History of the Library

The Australian Museum Research Library collections form a major natural history resource in Australia.

Our objectives are to conserve, acquire, retrieve and disseminate information to support the work of the Museum staff and to make the collection available for the scientific and educational activities of organisations and individuals.

The first reference to a library is made in the Minutes of 8 June, 1836 following the decision to name the museum The Australian Museum. It was decided "That Members of the General Committee be requested to furnish a List of such books upon Natural History as they possess which may be required for reference"; and "That a Bookcase may be provided for such Works on Scientific Subjects as may be required for the use of the Museum". Although no earlier reference is known, it is likely a small collection of books were available to scientific staff from the Museum's inception in 1827. The nucleus of the Library was established by 1850 and by 1860 the collection was said to be overflowing the Board Room. In the Annual Report of 1867 the Trustees drew the government's attention to the importance of providing a library for the housing of the scientific works and drawings held in the Museum. Many rare books were purchased in London on the Museum's behalf by Professor Richard Owen and other prominent scientists of the time, laying the foundation for the priceless collection held today. The first catalogue of the Library was published in 1883.

The first formal position of Librarian was held by Sutherland Sinclair, appointed Secretary, Storekeeper and Librarian in 1891. The second Librarian was William Alfred Rainbow who joined the Museum in 1902 and held the position of Librarian from 1917-1951.
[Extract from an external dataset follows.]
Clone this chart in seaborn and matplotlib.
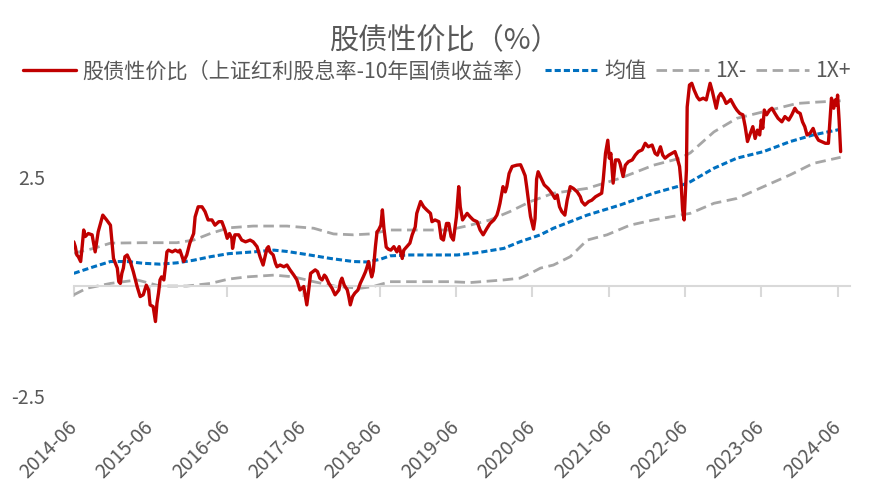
import matplotlib
matplotlib.use("Agg")
import matplotlib.pyplot as plt
import matplotlib.dates as mdates
import pandas as pd
import seaborn as sns

# values; time is given as decimal year
red_t = [2014.41, 2014.43, 2014.45, 2014.47, 2014.50, 2014.52, 2014.54, 2014.56, 2014.60, 2014.65,
         2014.69, 2014.71, 2014.73, 2014.76, 2014.79, 2014.84, 2014.89, 2014.91, 2014.93, 2014.98,
         2015.00, 2015.02, 2015.04, 2015.06, 2015.08, 2015.11, 2015.15, 2015.19, 2015.24, 2015.28,
         2015.32, 2015.36, 2015.39, 2015.41, 2015.45, 2015.48, 2015.50, 2015.52, 2015.54, 2015.56,
         2015.59, 2015.61, 2015.63, 2015.65, 2015.70, 2015.74, 2015.78, 2015.80, 2015.85, 2015.89,
         2015.93, 2015.98, 2016.00, 2016.04, 2016.09, 2016.13, 2016.17, 2016.22, 2016.26, 2016.31,
         2016.35, 2016.39, 2016.42, 2016.45, 2016.48, 2016.49, 2016.52, 2016.57, 2016.61, 2016.66,
         2016.72, 2016.76, 2016.81, 2016.85, 2016.89, 2016.92, 2016.94, 2016.96, 2016.98, 2017.02,
         2017.05, 2017.07, 2017.11, 2017.16, 2017.20, 2017.24, 2017.29, 2017.33, 2017.37, 2017.42,
         2017.46, 2017.48, 2017.51, 2017.54, 2017.57, 2017.60, 2017.63, 2017.66, 2017.69, 2017.71,
         2017.75, 2017.79, 2017.83, 2017.88, 2017.90, 2017.92, 2017.95, 2017.99, 2018.01, 2018.03,
         2018.06, 2018.09, 2018.13, 2018.16, 2018.20, 2018.23, 2018.25, 2018.27, 2018.29, 2018.31,
         2018.33, 2018.36, 2018.38, 2018.40, 2018.43, 2018.45, 2018.47, 2018.50, 2018.53, 2018.56,
         2018.60, 2018.64, 2018.67, 2018.71, 2018.73, 2018.77, 2018.81, 2018.84, 2018.88, 2018.90,
         2018.95, 2018.99, 2019.03, 2019.08, 2019.10, 2019.14, 2019.19, 2019.22, 2019.25, 2019.29,
         2019.32, 2019.35, 2019.38, 2019.42, 2019.45, 2019.47, 2019.50, 2019.56, 2019.60, 2019.64,
         2019.69, 2019.73, 2019.77, 2019.82, 2019.86, 2019.91, 2019.95, 2019.97, 2019.99, 2020.03,
         2020.06, 2020.08, 2020.11, 2020.15, 2020.21, 2020.26, 2020.29, 2020.32, 2020.34, 2020.36,
         2020.39, 2020.43, 2020.45, 2020.47, 2020.49, 2020.53, 2020.57, 2020.62, 2020.67, 2020.71,
         2020.74, 2020.77, 2020.80, 2020.84, 2020.87, 2020.91, 2020.95, 2021.00, 2021.04, 2021.06,
         2021.10, 2021.15, 2021.19, 2021.24, 2021.28, 2021.32, 2021.34, 2021.37, 2021.40, 2021.42,
         2021.44, 2021.47, 2021.50, 2021.54, 2021.56, 2021.60, 2021.63, 2021.67, 2021.72, 2021.76,
         2021.80, 2021.85, 2021.89, 2021.93, 2021.98, 2022.02, 2022.05, 2022.09, 2022.12, 2022.15,
         2022.20, 2022.24, 2022.28, 2022.31, 2022.34, 2022.36, 2022.38, 2022.40, 2022.43, 2022.44,
         2022.47, 2022.50, 2022.53, 2022.57, 2022.60, 2022.65, 2022.69, 2022.72, 2022.74, 2022.77,
         2022.82, 2022.85, 2022.88, 2022.92, 2022.95, 2022.98, 2023.01, 2023.06, 2023.09, 2023.13,
         2023.17, 2023.20, 2023.23, 2023.26, 2023.30, 2023.33, 2023.36, 2023.39, 2023.41, 2023.43,
         2023.45, 2023.48, 2023.52, 2023.55, 2023.59, 2023.63, 2023.68, 2023.72, 2023.77, 2023.81,
         2023.85, 2023.88, 2023.92, 2023.95, 2023.98, 2024.01, 2024.05, 2024.09, 2024.12, 2024.16,
         2024.20, 2024.25, 2024.29, 2024.31, 2024.33, 2024.36, 2024.38, 2024.40, 2024.41, 2024.43,
         2024.45]
red_v = [1.02, 0.91, 0.72, 0.68, 0.57, 0.91, 1.29, 1.14, 1.21, 1.18,
         0.79, 1.02, 1.25, 1.44, 1.63, 1.52, 1.40, 1.02, 0.64, 0.42,
         0.11, 0.07, 0.30, 0.42, 0.68, 0.72, 0.57, 0.34, 0.00, -0.23,
         -0.19, 0.03, -0.08, -0.42, -0.46, -0.80, -0.38, -0.15, 0.15, 0.22,
         0.15, 0.45, 0.79, 0.83, 0.79, 0.83, 0.79, 0.83, 0.57, 0.72,
         0.99, 1.21, 1.59, 1.82, 1.82, 1.71, 1.52, 1.52, 1.40, 1.48,
         1.48, 1.29, 1.10, 1.21, 1.10, 0.87, 1.18, 1.18, 1.06, 1.02,
         1.06, 1.02, 0.91, 0.68, 0.49, 0.72, 0.87, 0.91, 0.79, 0.72,
         0.53, 0.45, 0.49, 0.45, 0.49, 0.38, 0.26, 0.15, -0.08, 0.00,
         -0.42, -0.15, 0.30, 0.34, 0.38, 0.34, 0.19, 0.15, 0.26, 0.22,
         0.07, -0.04, -0.19, -0.08, 0.11, 0.19, 0.03, -0.08, -0.23, -0.42,
         -0.23, -0.15, -0.08, 0.07, 0.22, 0.34, 0.45, 0.57, 0.38, 0.22,
         0.35, 0.93, 1.25, 1.29, 1.40, 1.75, 1.33, 0.90, 0.85, 0.83,
         0.91, 0.79, 0.91, 0.64, 0.83, 0.91, 0.99, 1.18, 1.36, 1.67,
         1.94, 1.82, 1.75, 1.67, 1.48, 1.52, 1.48, 1.10, 1.06, 1.44,
         1.44, 1.14, 1.06, 1.59, 2.28, 1.82, 1.52, 1.67, 1.59, 1.52,
         1.48, 1.29, 1.18, 1.33, 1.44, 1.52, 1.63, 1.75, 1.90, 2.28,
         2.16, 2.28, 2.58, 2.74, 2.77, 2.78, 2.66, 2.53, 2.28, 2.00,
         1.60, 1.31, 1.55, 2.45, 2.62, 2.47, 2.32, 2.24, 2.13, 2.01,
         2.09, 1.82, 1.71, 1.63, 1.97, 2.28, 2.24, 2.16, 2.05, 1.94,
         1.86, 1.94, 1.97, 2.05, 2.09, 2.13, 2.43, 3.04, 3.34, 2.93,
         3.04, 2.36, 2.89, 2.89, 2.81, 2.51, 2.77, 2.85, 2.89, 3.00,
         3.08, 3.12, 3.27, 3.19, 3.23, 3.04, 3.00, 3.19, 3.00, 2.93,
         3.00, 3.04, 3.08, 2.93, 2.74, 2.36, 1.75, 1.52, 2.66, 4.10,
         4.60, 4.64, 4.49, 4.33, 4.26, 4.30, 4.26, 4.49, 4.64, 4.45,
         4.07, 4.33, 4.41, 4.30, 4.18, 4.22, 4.27, 4.11, 4.03, 3.95,
         3.92, 3.65, 3.31, 3.46, 3.65, 3.38, 3.57, 3.46, 3.80, 3.61,
         4.03, 3.92, 4.03, 4.07, 3.95, 3.84, 3.76, 3.88, 3.80, 3.92,
         4.07, 3.99, 3.95, 3.76, 3.65, 3.46, 3.50, 3.61, 3.46, 3.34,
         3.31, 3.27, 3.27, 3.80, 4.30, 4.07, 4.26, 4.14, 4.37, 3.80,
         3.08]

mean_t = [2014.41, 2014.67, 2014.89, 2015.11, 2015.32, 2015.54, 2015.76, 2015.98, 2016.20, 2016.44,
          2016.76, 2017.03, 2017.20, 2017.46, 2017.77, 2018.07, 2018.25, 2018.42, 2018.55, 2018.81,
          2019.16, 2019.43, 2019.69, 2020.04, 2020.25, 2020.52, 2020.69, 2021.13, 2021.56, 2022.00,
          2022.35, 2022.48, 2022.79, 2023.09, 2023.44, 2023.79, 2024.09, 2024.45]
mean_v = [0.30, 0.45, 0.57, 0.57, 0.53, 0.51, 0.54, 0.60, 0.68, 0.75,
          0.79, 0.83, 0.80, 0.73, 0.64, 0.57, 0.56, 0.62, 0.70, 0.72,
          0.72, 0.72, 0.77, 0.87, 1.02, 1.18, 1.33, 1.63, 1.86, 2.13,
          2.30, 2.39, 2.70, 2.93, 3.08, 3.31, 3.46, 3.59]

upper_t = [2014.41, 2014.67, 2014.89, 2015.32, 2015.76, 2015.98, 2016.20, 2016.44, 2016.76, 2017.20,
           2017.55, 2017.81, 2018.07, 2018.29, 2018.55, 2018.95, 2019.32, 2019.60, 2019.86, 2020.12,
           2020.39, 2020.69, 2021.13, 2021.56, 2022.00, 2022.35, 2022.48, 2022.79, 2023.09, 2023.44,
           2023.88, 2024.14, 2024.45]
upper_v = [0.76, 0.87, 0.99, 1.00, 1.00, 1.06, 1.21, 1.34, 1.38, 1.38,
           1.33, 1.20, 1.18, 1.20, 1.29, 1.29, 1.29, 1.40, 1.52, 1.71,
           1.94, 2.13, 2.24, 2.47, 2.77, 2.93, 3.05, 3.53, 3.84, 3.99,
           4.18, 4.21, 4.24]

lower_t = [2014.41, 2014.58, 2014.89, 2015.24, 2015.54, 2015.89, 2016.20, 2016.44, 2016.68, 2017.03,
           2017.29, 2017.55, 2017.85, 2018.16, 2018.33, 2018.55, 2018.95, 2019.34, 2019.60, 2020.04,
           2020.25, 2020.39, 2020.52, 2020.69, 2020.91, 2021.13, 2021.39, 2021.69, 2022.00, 2022.35,
           2022.48, 2022.79, 2023.09, 2023.44, 2023.79, 2024.09, 2024.45]
lower_v = [-0.19, -0.04, 0.07, 0.15, 0.01, 0.01, 0.07, 0.17, 0.22, 0.26,
           0.22, 0.11, 0.00, -0.04, 0.00, 0.11, 0.11, 0.11, 0.09, 0.15,
           0.19, 0.30, 0.42, 0.49, 0.68, 1.06, 1.18, 1.40, 1.52, 1.63,
           1.67, 1.90, 2.01, 2.28, 2.55, 2.81, 2.95]

y_ticks = [-2.5, 2.5]
y_labels = ["-2.5", "2.5"]


def to_dates(ts):
    out = []
    for t in ts:
        y = int(t)
        out.append(pd.Timestamp(year=y, month=1, day=1) + pd.Timedelta(days=(t - y) * 365.25))
    return out


grey_txt = "#595959"
sns.set_theme(style="white")
plt.rcParams["font.family"] = ["Noto Sans CJK SC", "DejaVu Sans"]
plt.rcParams["axes.unicode_minus"] = False

fig = plt.figure(figsize=(8.74, 4.91), dpi=100)
ax = fig.add_axes([0.0847, 0.1935, 0.8878, 0.669])

sns.lineplot(x=to_dates(red_t), y=red_v, ax=ax, color="#C00000", lw=2.4,
             label="股债性价比（上证红利股息率-10年国债收益率）", zorder=4, sort=False)
sns.lineplot(x=to_dates(mean_t), y=mean_v, ax=ax, color="#0070C0", lw=2.2,
             linestyle=(0, (2, 1)), label="均值", zorder=3, sort=False)
sns.lineplot(x=to_dates(lower_t), y=lower_v, ax=ax, color="#A6A6A6", lw=2.0,
             linestyle=(0, (3.8, 2)), label="1X-", zorder=2, sort=False)
sns.lineplot(x=to_dates(upper_t), y=upper_v, ax=ax, color="#A6A6A6", lw=2.0,
             linestyle=(0, (3.8, 2)), label="1X+", zorder=2, sort=False)

ax.set_xlim(pd.Timestamp("2014-06-01"), pd.Timestamp("2024-07-28"))
ax.set_ylim(-2.5, 5)
ax.set_xlabel("")
ax.set_ylabel("")

for s in ["left", "right", "top"]:
    ax.spines[s].set_visible(False)
ax.spines["bottom"].set_position(("data", 0))
ax.spines["bottom"].set_color("#D9D9D9")
ax.spines["bottom"].set_linewidth(1.5)

ax.xaxis.set_major_locator(mdates.YearLocator(base=1, month=6, day=1))
ax.xaxis.set_major_formatter(mdates.DateFormatter("%Y-%m"))
ax.tick_params(axis="x", direction="out", length=8, width=1.5, color="#D9D9D9",
               labelsize=14, labelcolor=grey_txt, pad=91, bottom=True)
for lab in ax.get_xticklabels():
    lab.set_rotation(45)
    lab.set_ha("right")
    lab.set_va("center")
    lab.set_rotation_mode("anchor")

ax.set_yticks(y_ticks)
ax.set_yticklabels(y_labels)
ax.tick_params(axis="y", length=0, labelsize=14, labelcolor=grey_txt, pad=21)
ax.grid(False)

handles, labels = ax.get_legend_handles_labels()
ax.legend(handles, labels, loc="center", bbox_to_anchor=(0.5, 0.855),
          bbox_transform=fig.transFigure, ncol=4, frameon=False, fontsize=15.2,
          handlelength=2.5, handletextpad=0.3, columnspacing=0.45, labelcolor=grey_txt)

fig.text(0.508, 0.917, "股债性价比（%）", ha="center", va="center", fontsize=21, color=grey_txt)

fig.savefig("out.png", dpi=100)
In 1956 the Library became the responsibility of an officer seconded from the Public Library and in 1958 a trained cataloguer began re-cataloguing the collection. In 1982 the Library reverted to the control of the Museum.
In 1963 a new wing was added to the Museum and the Library was extended to the new second floor, creating a stack area for serials and monographs.
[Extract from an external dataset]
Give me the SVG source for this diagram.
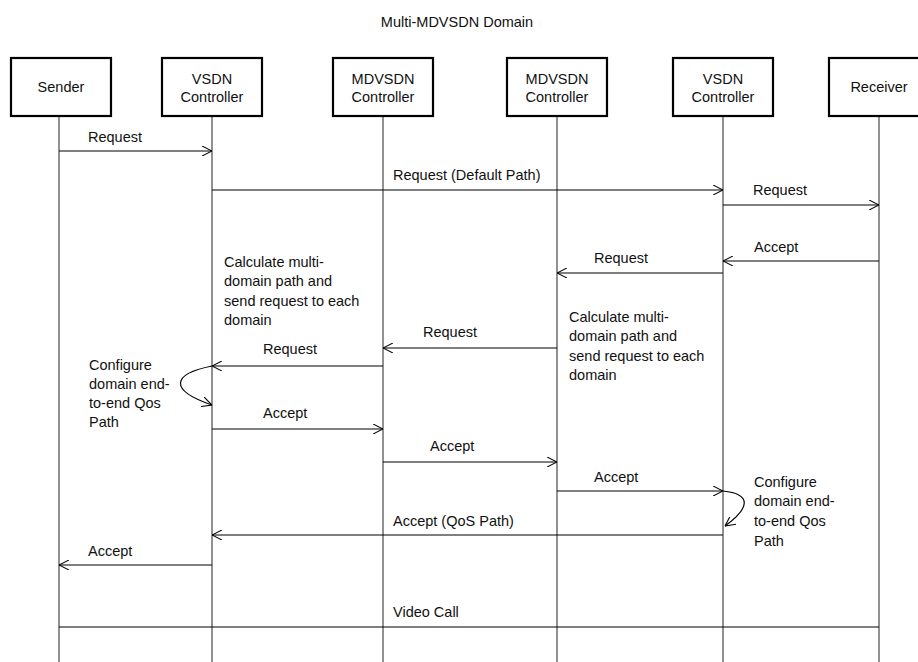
<svg xmlns="http://www.w3.org/2000/svg" width="918" height="662" viewBox="0 0 918 662">
<style>
text{font-family:"Liberation Sans",Arial,sans-serif;font-size:14.5px;fill:#111}
.box{fill:#fff;stroke:#000;stroke-width:2.2}
.life{stroke:#555;stroke-width:1.3;fill:none}
.msg{stroke:#000;stroke-width:1.2;fill:none}
.mid{text-anchor:middle}
</style>
<defs>
<marker id="ah" viewBox="0 0 10 10" refX="10" refY="5" markerWidth="10" markerHeight="10" markerUnits="userSpaceOnUse" orient="auto">
<path d="M0,0 L10,5 L0,10" fill="none" stroke="#000" stroke-width="1.1"/>
</marker>
</defs>
<rect width="918" height="662" fill="#fff"/>
<text x="457" y="27" class="mid">Multi-MDVSDN Domain</text>

<g id="lifelines">
<line class="life" x1="59" y1="116" x2="59" y2="662"/>
<line class="life" x1="212" y1="116" x2="212" y2="662"/>
<line class="life" x1="383" y1="116" x2="383" y2="662"/>
<line class="life" x1="557" y1="116" x2="557" y2="662"/>
<line class="life" x1="723" y1="116" x2="723" y2="662"/>
<line class="life" x1="879" y1="116" x2="879" y2="662"/>
</g>

<g id="sender"><rect class="box" x="11" y="58" width="100" height="58"/><text x="61" y="92" class="mid">Sender</text></g>
<g id="vsdn1"><rect class="box" x="162" y="58" width="100" height="58"/><text x="212" y="84" class="mid">VSDN</text><text x="212" y="102" class="mid">Controller</text></g>
<g id="mdvsdn1"><rect class="box" x="333" y="58" width="100" height="58"/><text x="383" y="84" class="mid">MDVSDN</text><text x="383" y="102" class="mid">Controller</text></g>
<g id="mdvsdn2"><rect class="box" x="507" y="58" width="100" height="58"/><text x="557" y="84" class="mid">MDVSDN</text><text x="557" y="102" class="mid">Controller</text></g>
<g id="vsdn2"><rect class="box" x="673" y="58" width="100" height="58"/><text x="723" y="84" class="mid">VSDN</text><text x="723" y="102" class="mid">Controller</text></g>
<g id="receiver"><rect class="box" x="829" y="58" width="100" height="58"/><text x="879" y="92" class="mid">Receiver</text></g>

<g id="connectors">
<line class="msg" x1="59" y1="151" x2="212" y2="151" marker-end="url(#ah)"/>
<line class="msg" x1="212" y1="190" x2="723" y2="190" marker-end="url(#ah)"/>
<line class="msg" x1="723" y1="205" x2="879" y2="205" marker-end="url(#ah)"/>
<line class="msg" x1="879" y1="261" x2="723" y2="261" marker-end="url(#ah)"/>
<line class="msg" x1="723" y1="273" x2="557" y2="273" marker-end="url(#ah)"/>
<line class="msg" x1="557" y1="348" x2="383" y2="348" marker-end="url(#ah)"/>
<line class="msg" x1="383" y1="366" x2="212" y2="366" marker-end="url(#ah)"/>
<path class="msg" d="M212,366 C172,374 168,390 212,405" marker-end="url(#ah)"/>
<line class="msg" x1="212" y1="429" x2="383" y2="429" marker-end="url(#ah)"/>
<line class="msg" x1="383" y1="462" x2="557" y2="462" marker-end="url(#ah)"/>
<line class="msg" x1="557" y1="491" x2="723" y2="491" marker-end="url(#ah)"/>
<path class="msg" d="M723,491 C752,494 750,508 725,526" marker-end="url(#ah)"/>
<line class="msg" x1="723" y1="535" x2="212" y2="535" marker-end="url(#ah)"/>
<line class="msg" x1="212" y1="565" x2="59" y2="565" marker-end="url(#ah)"/>
<line class="msg" x1="59" y1="627" x2="879" y2="627"/>
</g>

<g id="labels">
<text x="88" y="142">Request</text>
<text x="393" y="180">Request (Default Path)</text>
<text x="753" y="195">Request</text>
<text x="754" y="252">Accept</text>
<text x="594" y="263">Request</text>
<text x="423" y="337">Request</text>
<text x="263" y="354">Request</text>
<text x="263" y="418">Accept</text>
<text x="430" y="451">Accept</text>
<text x="594" y="482">Accept</text>
<text x="393" y="526">Accept (QoS Path)</text>
<text x="88" y="556">Accept</text>
<text x="393" y="617">Video Call</text>
</g>

<g id="note-calc1">
<text x="224" y="267">Calculate multi-</text>
<text x="224" y="286">domain path and</text>
<text x="224" y="306">send request to each</text>
<text x="224" y="325">domain</text>
</g>
<g id="note-calc2">
<text x="569" y="322">Calculate multi-</text>
<text x="569" y="341">domain path and</text>
<text x="569" y="361">send request to each</text>
<text x="569" y="380">domain</text>
</g>
<g id="note-config1">
<text x="89" y="370">Configure</text>
<text x="89" y="389">domain end-</text>
<text x="89" y="408">to-end Qos</text>
<text x="89" y="427">Path</text>
</g>
<g id="note-config2">
<text x="754" y="487">Configure</text>
<text x="754" y="506">domain end-</text>
<text x="754" y="526">to-end Qos</text>
<text x="754" y="546">Path</text>
</g>
</svg>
Then, as now, the major part of the monograph collection was held in Section libraries distributed around the Museum.

In 1988 the Library moved from its location in the old buildings to the third floor of a new building immediately behind the College and William Street buildings.

The Museum's Research Library holds one of the finest natural history collections in Australia. The Research Library has developed comprehensive and specialised collections in the areas of vertebrate and invertebrate zoology and taxonomy, anthropology, earth and environmental sciences, and museology. The Rare Book collection of over 5000 volumes contains many rare and valuable items such as John Gould's Birds of Australia, Shaw's Museum Leverianum and Rondeletius' Libri de Piscibus Marinus (1554). It also holds significant volumes on the voyages and travels by Europeans during the 18th and 19th centuries, including those of Cook, Dampier, la Perouse and Dumont D'Urville. There is a volume of original Sarah Stone drawings of objects in Sir Ashton Lever's Museum. Another rarity is a volume of original George French Angas illustrations of nudibranches.

Much of the wealth of the Research Library lies in the holdings of the long runs of scientific periodicals, many of which are not held elsewhere in Australia. The Research Library holds approximately 120,000 bound volumes of serials; 12,000 serial titles of which 1,200 are currently received. The monographic collection numbers around 70,000 volumes.